Bollinger Motors first showed off its consumer-intended SUV and pickup truck, dubbed B1 and B2, back in 2019, and had originally planned to begin deliveries last year.
The company now says it is “pausing” development of the B1 and B2 and is instead turning its attention to building platforms aimed at class 3 through 6 commercial vehicles.
These electric chassis would need cabs and bodies built by partners, and the first examples will likely not be available until 2023 or shortly thereafter.
The Michigan-based Bollinger Motors, which had been on track to deliver its first $125,000 electric vehicles, the B1 (SUV) and B2 (pickup), later this year, announced January 14 that it would cease development of those vehicles and would instead pivot to making skateboard-type electric chassis for commercial Class 3 through 6 trucks. The target date for delivery of these chassis, which would have cabs and bodies built by partners, is 2023 or shortly thereafter.
In an interview with Autoweek, CEO Robert Bollinger said that his company, launched in 2015, has been seeing high demand on the commercial side as “fleets need to go green and electric—it’s pulling in that direction. The decision was not easy, but it was the right one to help us grow.”
Bollinger said the company is talking to potential “big name” partners. He said that the battery packs, chassis, controls, software, and other components it developed for the B1 and B2 can be adapted into “strong, durable, cost-effective platforms for truck classes 3 to 6, representing a big swath of commercial fleets. We’re not just throwing our hat into this space. We’ve been working on commercial platforms for the last year and a half.”
The company has been taking $1000 deposits for the B1 and B2, and Bollinger said these will be returned. Bollinger has said its first-full-year target was 1000 units, with 80 percent of them B1 SUV and 20 percent B2 pickup.
Since that 2015 launch, a once wide-open marketplace for electric SUVs and pickup trucks has become crowded. At the just-concluded CES, General Motors announced the Chevrolet Silverado electric pickup for delivery next year, with up to 400 miles of range and a price that will eventually start at $39,900. That complements the Ford F-150 Lightning, an electric version of America’s best-selling vehicle. It too has a starting price just below $40,000, with deliveries slated for later this year.
Bollinger said that, notwithstanding these much lower prices, he still saw a market for his off-road-oriented electric vehicles. “Our vehicles have features not on any of the vehicles coming out,” he said. “They are very different, extremely unique. We still think there was room for cool, niche trucks.” In a statement, Bollinger called his B1 and B2 “powerful, innovative and distinct.”
According to Jessica Caldwell, executive director, Insights, at Edmunds.com, “The starting price points for the electrified F-150 and Silverado have suddenly transformed the EV pickup segment from a brand-new space to a highly competitive one. These trucks are the most established, widely recognized nameplates in the U.S. and therefore any attempt at competing with these vehicles is going to be a challenge, even for contenders with deep pockets.”

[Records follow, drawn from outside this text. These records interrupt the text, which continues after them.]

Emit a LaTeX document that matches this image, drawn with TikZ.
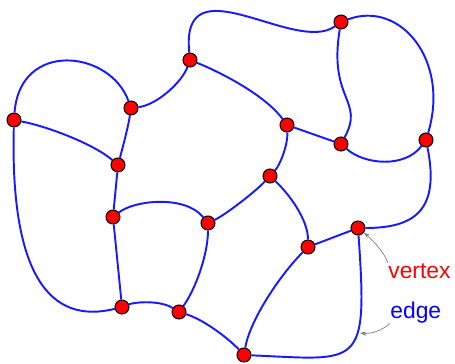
\documentclass[tikz,border=0pt]{standalone}
\usepackage{fontspec}
\setmainfont{Liberation Sans}
\usepackage{tikz}
\usetikzlibrary{arrows.meta}

\begin{document}
\begin{tikzpicture}[x=0.02cm, y=-0.02cm,
  vtx/.style={circle, draw=black, line width=0.6pt, fill=red, inner sep=0pt, minimum size=0.28cm},
  link/.style={draw=blue!90!white, line width=1.1pt},
  pointer/.style={draw=gray, line width=0.4pt, -{Stealth[length=3.5pt, width=2.5pt]}},
  lbl/.style={anchor=base west, inner sep=0pt, font=\fontsize{13}{15}\selectfont}]
\path[use as bounding box] (0,0) rectangle (455,364);
\node[vtx] (A) at (14,120) {};
\node[vtx] (B) at (131,108) {};
\node[vtx] (C) at (190,60) {};
\node[vtx] (D) at (341,22) {};
\node[vtx] (E) at (287,125) {};
\node[vtx] (F) at (341,144) {};
\node[vtx] (G) at (426,140) {};
\node[vtx] (H) at (118,165) {};
\node[vtx] (I) at (270,176) {};
\node[vtx] (J) at (113,217) {};
\node[vtx] (K) at (208,223) {};
\node[vtx] (L) at (358,228) {};
\node[vtx] (M) at (308,247) {};
\node[vtx] (N) at (122,307) {};
\node[vtx] (O) at (179,312) {};
\node[vtx] (P) at (244,355) {};
\path[link] (A) .. controls (20,40) and (110,50) .. (B);
\path[link] (A) .. controls (50,127) and (95,145) .. (H);
\path[link] (A) .. controls (10,275) and (50,325) .. (N);
\path[link] (B) .. controls (157,105) and (182,82) .. (C);
\path[link] (B) .. controls (128,128) and (122,150) .. (H);
\path[link] (C) .. controls (180,-40) and (295,55) .. (D);
\path[link] (C) .. controls (220,72) and (265,95) .. (E);
\path[link] (D) .. controls (400,0) and (450,60) .. (G);
\path[link] (D) .. controls (328,100) and (365,100) .. (F);
\path[link] (E) -- (F);
\path[link] (E) .. controls (288,145) and (280,165) .. (I);
\path[link] (F) .. controls (365,165) and (405,168) .. (G);
\path[link] (G) .. controls (440,210) and (415,228) .. (L);
\path[link] (H) -- (J);
\path[link] (J) .. controls (135,200) and (185,195) .. (K);
\path[link] (J) -- (N);
\path[link] (K) .. controls (225,215) and (255,192) .. (I);
\path[link] (K) .. controls (208,255) and (195,290) .. (O);
\path[link] (I) .. controls (290,195) and (308,220) .. (M);
\path[link] (M) -- (L);
\path[link] (M) .. controls (280,275) and (250,320) .. (P);
\path[link] (L) .. controls (368,370) and (360,360) .. (P);
\path[link] (N) .. controls (135,302) and (160,300) .. (O);
\path[link] (O) .. controls (205,320) and (230,340) .. (P);
\node[lbl, text=red] (vlabel) at (388,278) {vertex};
\node[lbl, text=blue] (elabel) at (390,318) {edge};
\coordinate (onedge) at (360,333);
\draw[pointer] (vlabel.north west) .. controls +(-4,-12) and +(10,8) .. (L);
\draw[pointer] (elabel.south west) .. controls +(-8,8) and +(10,1) .. (onedge);
\end{tikzpicture}
\end{document}
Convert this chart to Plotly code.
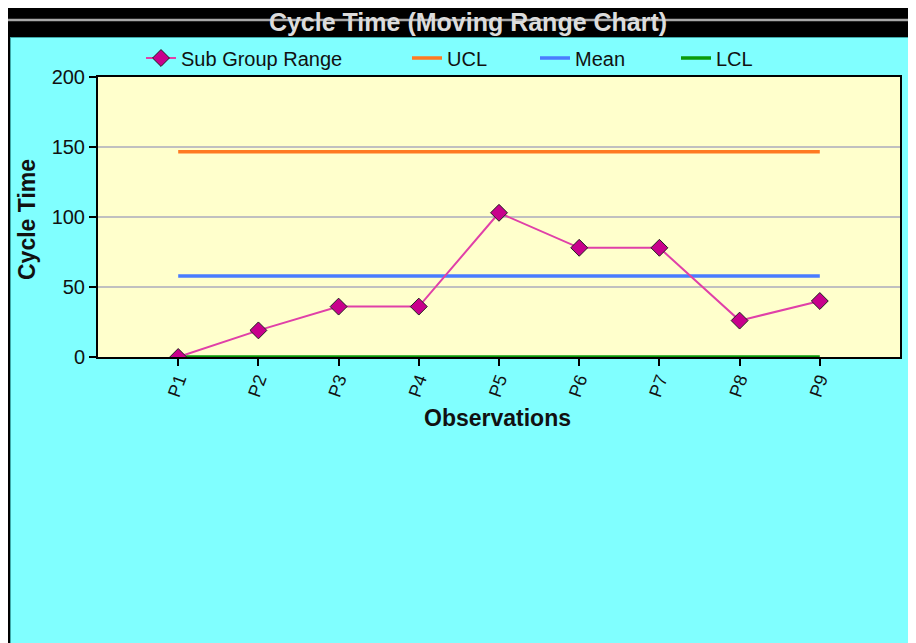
import plotly.graph_objects as go

categories = ["P1", "P2", "P3", "P4", "P5", "P6", "P7", "P8", "P9"]
sub_group_range = [0, 19, 36, 36, 103, 78, 78, 26, 40]
ucl_value = 146.6
mean_value = 57.9
lcl_value = 0
y_ticks = [0, 50, 100, 150, 200]

# the page adds an 8px body margin; coordinates below are page pixels
OFF = 8
W, H = 916 - OFF, 643 - OFF
L, R, T, B = 98 - OFF, 900 - OFF, 77 - OFF, 357 - OFF  # plot area in figure pixels


def px(x):
    return (x - OFF - L) / (R - L)


def py(y):
    return (B - (y - OFF)) / (B - T)


FONT = "Liberation Sans"

fig = go.Figure()

fig.add_trace(go.Scatter(
    x=categories, y=[ucl_value] * len(categories), mode="lines", name="UCL",
    line=dict(color="#ff7a22", width=3.5), legend="legend2"))
fig.add_trace(go.Scatter(
    x=categories, y=[mean_value] * len(categories), mode="lines", name="Mean",
    line=dict(color="#4a7cff", width=3.5), legend="legend3"))
fig.add_trace(go.Scatter(
    x=categories, y=[lcl_value] * len(categories), mode="lines", name="LCL",
    line=dict(color="#0a9a0a", width=3.5), legend="legend4"))
fig.add_trace(go.Scatter(
    x=categories, y=sub_group_range, mode="lines+markers", name="Sub Group Range",
    line=dict(color="#e040a8", width=2),
    marker=dict(symbol="diamond", size=13, color="#c8008c",
                line=dict(color="#202020", width=1)),
    legend="legend"))

shapes = [
    dict(type="rect", xref="paper", yref="paper", x0=px(8), x1=px(916 + 20), y0=py(6), y1=py(37),
         fillcolor="#000000", line=dict(width=0), layer="below"),
    dict(type="rect", xref="paper", yref="paper", x0=px(8), x1=px(10), y0=py(37), y1=py(660),
         fillcolor="#000000", line=dict(width=0), layer="below"),
    dict(type="rect", xref="paper", yref="paper", x0=px(10), x1=px(11), y0=py(37), y1=py(660),
         fillcolor="#40a8a8", line=dict(width=0), layer="below"),
    dict(type="rect", xref="paper", yref="paper", x0=px(10), x1=px(936), y0=py(37), y1=py(38),
         fillcolor="#40a8a8", line=dict(width=0), layer="below"),
    dict(type="line", xref="paper", yref="paper", x0=px(0), x1=px(936), y0=py(20), y1=py(20),
         line=dict(color="#a8a8a8", width=2.5), layer="above"),
]

annotations = [
    dict(text="<b>Cycle Time</b>", xref="paper", yref="paper", x=px(27), y=py(220),
         showarrow=False, textangle=-90, font=dict(family=FONT, size=23, color="#111111"),
         xanchor="center", yanchor="middle"),
    dict(text="<b>Observations</b>", xref="paper", yref="paper", x=px(497), y=py(418),
         showarrow=False, font=dict(family=FONT, size=23, color="#111111"),
         xanchor="center", yanchor="middle"),
]

leg_common = dict(orientation="h", bgcolor="rgba(0,0,0,0)", borderwidth=0,
                  font=dict(family=FONT, size=20, color="#111111"),
                  yanchor="middle", xanchor="left", y=py(58))

fig.update_layout(
    width=W, height=H,
    margin=dict(l=L, r=W - R, t=T, b=H - B),
    paper_bgcolor="#80ffff",
    plot_bgcolor="#ffffcc",
    title=dict(text="<b>Cycle Time (Moving Range Chart)</b>", xref="container", yref="container",
               x=(468 - OFF) / W, y=1 - (22.5 - OFF) / H, xanchor="center", yanchor="middle",
               font=dict(family=FONT, size=25, color="#dcdcdc")),
    legend=dict(x=px(141), **leg_common),
    legend2=dict(x=px(407), **leg_common),
    legend3=dict(x=px(535), **leg_common),
    legend4=dict(x=px(676), **leg_common),
    shapes=shapes,
    annotations=annotations,
    xaxis=dict(type="category", categoryorder="array", categoryarray=categories,
               range=[-1, 9], showgrid=False, zeroline=False,
               showline=True, linecolor="#000000", linewidth=2, mirror=True,
               ticks="outside", ticklen=7, tickcolor="#000000", tickwidth=1.5,
               ticklabelstandoff=-4,
               tickangle=-70, tickfont=dict(family=FONT, size=18, color="#111111")),
    yaxis=dict(range=[0, 200], tickvals=y_ticks, showgrid=True, gridcolor="#c0c0c0",
               gridwidth=1.5, zeroline=False,
               showline=True, linecolor="#000000", linewidth=2, mirror=True,
               ticks="outside", ticklen=7, tickcolor="#000000", tickwidth=1.5,
               tickfont=dict(family=FONT, size=20, color="#111111")),
    showlegend=True,
)

fig.write_html(
    "out.html",
    post_script="document.documentElement.style.overflow='hidden';",
)
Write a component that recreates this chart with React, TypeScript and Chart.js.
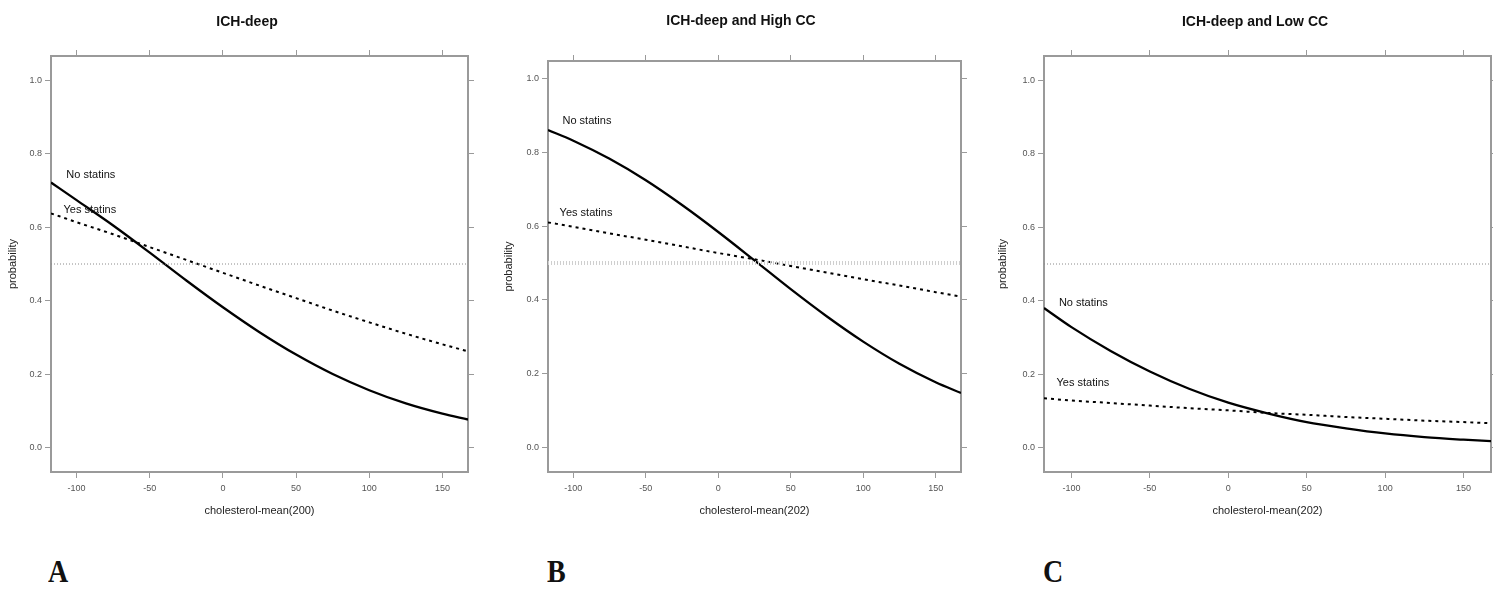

The B1 and B2 made it through three prototype stages, but Bollinger said that further development was needed to finalize them for manufacturing. “This was a necessary, smart decision,” he said. “We need to focus on one thing rather than get spread too thin.”
Caldwell agrees with that logic. “Bollinger is making a smart move by pulling out, as it would only be an uphill battle for the company on all fronts. The economies of scale that Ford and Chevrolet can achieve are not something easily done, which puts Bollinger at a great and immediate disadvantage.”
The truck classes Bollinger is targeting are medium-duty vehicles in the 10,000 to 26,000-pound weight class. GM, Ford, Freightliner, Kenworth and Peterbilt and others make internal-combustion vehicles in these classes. Bollinger said his platforms—with 70-kilowatt-hour battery packs that can be paired or tripled for 140- or 210 kilowatt-hours—might be used for, among other things, box trucks, municipal buses, chassis cabs, bucket and tow trucks.
Bollinger said that because its sales will be business-to-business transactions, no pricing will be announced. In a statement, he said, “Bollinger Motors will be working closely with fleets to customize the platforms' battery-pack size, wheelbase length, gross vehicle weight rating (GVWR), and other specifications to meet the fleets’ needs, which will determine the price point.”
Rivian, Arrival, General Motors’ BrightDrop division, Stellantis with its Ram ProMaster, and others are all building electric delivery vehicles and are signing up customers. “That field is very crowded, but we’re going bigger than that,” Bollinger said. “We hope to be in fleets within the next few years.”